Available data:
********************

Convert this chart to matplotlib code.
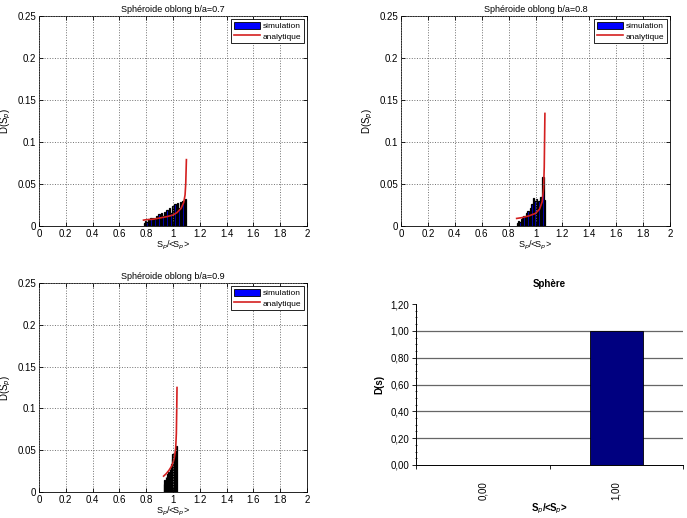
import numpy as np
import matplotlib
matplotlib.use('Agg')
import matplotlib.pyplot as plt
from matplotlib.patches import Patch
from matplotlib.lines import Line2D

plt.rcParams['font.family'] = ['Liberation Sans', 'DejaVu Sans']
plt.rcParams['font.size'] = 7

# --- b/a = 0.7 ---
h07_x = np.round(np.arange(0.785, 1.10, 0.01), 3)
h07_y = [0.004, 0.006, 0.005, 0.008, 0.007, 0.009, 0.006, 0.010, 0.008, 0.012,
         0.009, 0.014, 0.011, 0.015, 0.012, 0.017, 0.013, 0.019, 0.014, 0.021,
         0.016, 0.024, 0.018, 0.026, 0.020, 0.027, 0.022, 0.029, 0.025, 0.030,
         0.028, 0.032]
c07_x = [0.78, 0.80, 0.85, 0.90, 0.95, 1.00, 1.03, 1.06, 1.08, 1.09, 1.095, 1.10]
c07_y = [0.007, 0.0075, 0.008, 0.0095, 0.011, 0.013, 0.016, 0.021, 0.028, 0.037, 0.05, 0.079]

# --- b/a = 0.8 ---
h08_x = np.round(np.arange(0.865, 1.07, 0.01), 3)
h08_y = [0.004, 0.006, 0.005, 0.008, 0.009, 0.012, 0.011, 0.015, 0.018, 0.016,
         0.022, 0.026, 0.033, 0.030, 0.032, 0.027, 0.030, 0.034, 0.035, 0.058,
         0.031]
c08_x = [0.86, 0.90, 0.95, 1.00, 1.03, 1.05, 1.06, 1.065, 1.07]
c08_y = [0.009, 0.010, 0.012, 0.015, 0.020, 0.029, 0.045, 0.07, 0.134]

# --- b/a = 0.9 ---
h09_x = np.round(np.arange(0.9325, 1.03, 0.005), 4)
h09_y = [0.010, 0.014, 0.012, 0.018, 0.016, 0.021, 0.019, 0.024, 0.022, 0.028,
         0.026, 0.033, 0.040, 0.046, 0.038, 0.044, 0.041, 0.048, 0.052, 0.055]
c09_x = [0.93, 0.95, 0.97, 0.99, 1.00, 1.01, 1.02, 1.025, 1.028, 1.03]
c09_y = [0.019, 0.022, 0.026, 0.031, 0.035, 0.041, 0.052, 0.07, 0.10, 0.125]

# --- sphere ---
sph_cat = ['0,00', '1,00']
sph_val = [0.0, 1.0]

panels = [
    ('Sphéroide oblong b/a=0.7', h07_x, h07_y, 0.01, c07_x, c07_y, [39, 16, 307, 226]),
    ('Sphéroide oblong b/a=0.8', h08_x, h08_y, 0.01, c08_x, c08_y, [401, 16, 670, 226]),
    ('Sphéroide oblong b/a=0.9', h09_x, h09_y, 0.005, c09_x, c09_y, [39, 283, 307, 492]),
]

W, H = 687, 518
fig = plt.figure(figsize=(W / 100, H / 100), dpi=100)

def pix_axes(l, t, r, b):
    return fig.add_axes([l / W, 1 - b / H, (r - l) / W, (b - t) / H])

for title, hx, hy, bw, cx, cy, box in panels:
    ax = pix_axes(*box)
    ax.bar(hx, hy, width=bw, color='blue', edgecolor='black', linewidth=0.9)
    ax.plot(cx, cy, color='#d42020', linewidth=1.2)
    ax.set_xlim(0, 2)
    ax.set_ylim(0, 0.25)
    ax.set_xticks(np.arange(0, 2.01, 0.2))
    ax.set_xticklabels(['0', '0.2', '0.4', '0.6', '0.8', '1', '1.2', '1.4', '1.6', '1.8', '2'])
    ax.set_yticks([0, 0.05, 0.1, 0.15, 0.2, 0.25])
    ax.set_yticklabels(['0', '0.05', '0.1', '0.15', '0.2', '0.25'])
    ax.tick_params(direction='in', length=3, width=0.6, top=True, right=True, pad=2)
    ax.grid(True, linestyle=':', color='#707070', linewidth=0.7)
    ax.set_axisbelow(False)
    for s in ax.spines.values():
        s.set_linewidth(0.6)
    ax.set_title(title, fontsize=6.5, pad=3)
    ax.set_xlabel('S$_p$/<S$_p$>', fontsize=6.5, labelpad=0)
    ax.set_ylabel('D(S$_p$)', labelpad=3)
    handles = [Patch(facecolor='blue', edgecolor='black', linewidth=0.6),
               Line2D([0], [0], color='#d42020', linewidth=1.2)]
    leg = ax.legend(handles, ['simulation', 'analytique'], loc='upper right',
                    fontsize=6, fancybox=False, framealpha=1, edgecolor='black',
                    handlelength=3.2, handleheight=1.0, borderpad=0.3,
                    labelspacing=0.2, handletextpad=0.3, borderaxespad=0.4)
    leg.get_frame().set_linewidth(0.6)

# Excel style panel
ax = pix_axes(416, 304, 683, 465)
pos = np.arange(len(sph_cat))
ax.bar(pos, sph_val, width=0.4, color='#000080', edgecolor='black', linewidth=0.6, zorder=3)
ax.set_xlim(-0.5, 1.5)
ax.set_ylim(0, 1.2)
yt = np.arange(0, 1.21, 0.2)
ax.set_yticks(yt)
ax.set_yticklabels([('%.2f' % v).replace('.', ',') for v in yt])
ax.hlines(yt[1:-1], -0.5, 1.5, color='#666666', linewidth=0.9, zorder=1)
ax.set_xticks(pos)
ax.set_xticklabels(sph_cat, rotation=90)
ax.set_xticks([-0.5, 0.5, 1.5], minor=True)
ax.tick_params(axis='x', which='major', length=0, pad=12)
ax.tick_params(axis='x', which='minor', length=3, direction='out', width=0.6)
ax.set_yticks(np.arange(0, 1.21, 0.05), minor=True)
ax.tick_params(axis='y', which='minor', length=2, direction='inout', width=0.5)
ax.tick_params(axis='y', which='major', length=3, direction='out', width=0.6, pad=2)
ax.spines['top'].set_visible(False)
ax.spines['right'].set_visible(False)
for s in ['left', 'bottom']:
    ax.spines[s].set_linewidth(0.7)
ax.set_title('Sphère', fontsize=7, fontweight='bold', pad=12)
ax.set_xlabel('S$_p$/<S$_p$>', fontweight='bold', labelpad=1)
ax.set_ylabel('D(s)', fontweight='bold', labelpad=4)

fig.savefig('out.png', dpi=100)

********************

Work instructions: Set the lines above down again, word for word, from the first through the one containing "0.037, 0.05, 0.079]"; pictures excluded.

Answer in full:
Convert this chart to matplotlib code.
import numpy as np
import matplotlib
matplotlib.use('Agg')
import matplotlib.pyplot as plt
from matplotlib.patches import Patch
from matplotlib.lines import Line2D

plt.rcParams['font.family'] = ['Liberation Sans', 'DejaVu Sans']
plt.rcParams['font.size'] = 7

# --- b/a = 0.7 ---
h07_x = np.round(np.arange(0.785, 1.10, 0.01), 3)
h07_y = [0.004, 0.006, 0.005, 0.008, 0.007, 0.009, 0.006, 0.010, 0.008, 0.012,
         0.009, 0.014, 0.011, 0.015, 0.012, 0.017, 0.013, 0.019, 0.014, 0.021,
         0.016, 0.024, 0.018, 0.026, 0.020, 0.027, 0.022, 0.029, 0.025, 0.030,
         0.028, 0.032]
c07_x = [0.78, 0.80, 0.85, 0.90, 0.95, 1.00, 1.03, 1.06, 1.08, 1.09, 1.095, 1.10]
c07_y = [0.007, 0.0075, 0.008, 0.0095, 0.011, 0.013, 0.016, 0.021, 0.028, 0.037, 0.05, 0.079]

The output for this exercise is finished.